The decision by the DNC puts to rest doubts about whether the party had any intention of helping Obama through independent expenditures.

One Democratic operative familiar with the DNC's decision said the party planned to match or exceed the $118 million spent in an independent expenditure effort in the 2004 presidential contest.The challenge for the party this time is that in 2004 Sen. John Kerry had locked up the Democratic nomination in March and had been raising money for the DNC by April.

Obama clinched the nomination last month. The DNC raised $22.5 million in June with Obama's help, nearly five times the $4.7 million it raised in May.

The Republican National Committee already has an independent expenditure campaign under way that is airing ads in Michigan, Ohio, Pennsylvania and Wisconsin that are critical of Obama's stance on energy issues.

Federal election laws allow the party committees to coordinate up to $19 million each in spending with their presidential candidates. The independent expenditure operations can operate outside those limits.

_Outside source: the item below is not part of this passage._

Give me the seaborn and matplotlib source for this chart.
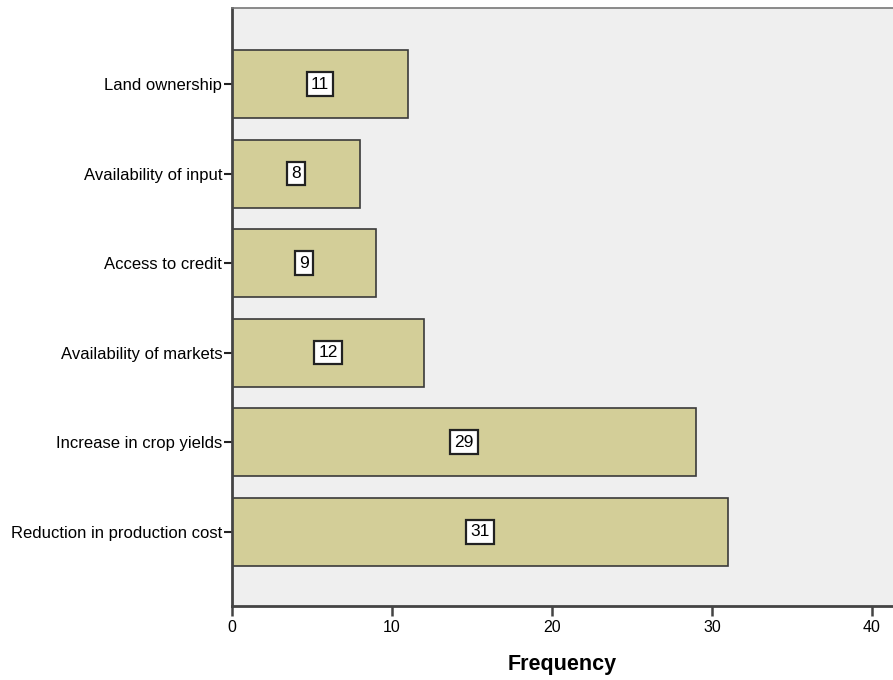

Meanwhile, Obama and the DNC also announced that they will have joint fundraising agreements with 18 state Democratic parties, expanding the reach of donors to battlegrounds and to states Obama is trying to make competitive. The agreements will allow the parties to finance field operations that could help Obama and Democratic candidates in other races.

The state parties are in Alaska, Colorado, Florida, Georgia, Iowa, Indiana, Michigan, Missouri, Montana, North Carolina, North Dakota, New Hampshire, New Mexico, Nevada, Ohio, Pennsylvania, Virginia and Wisconsin.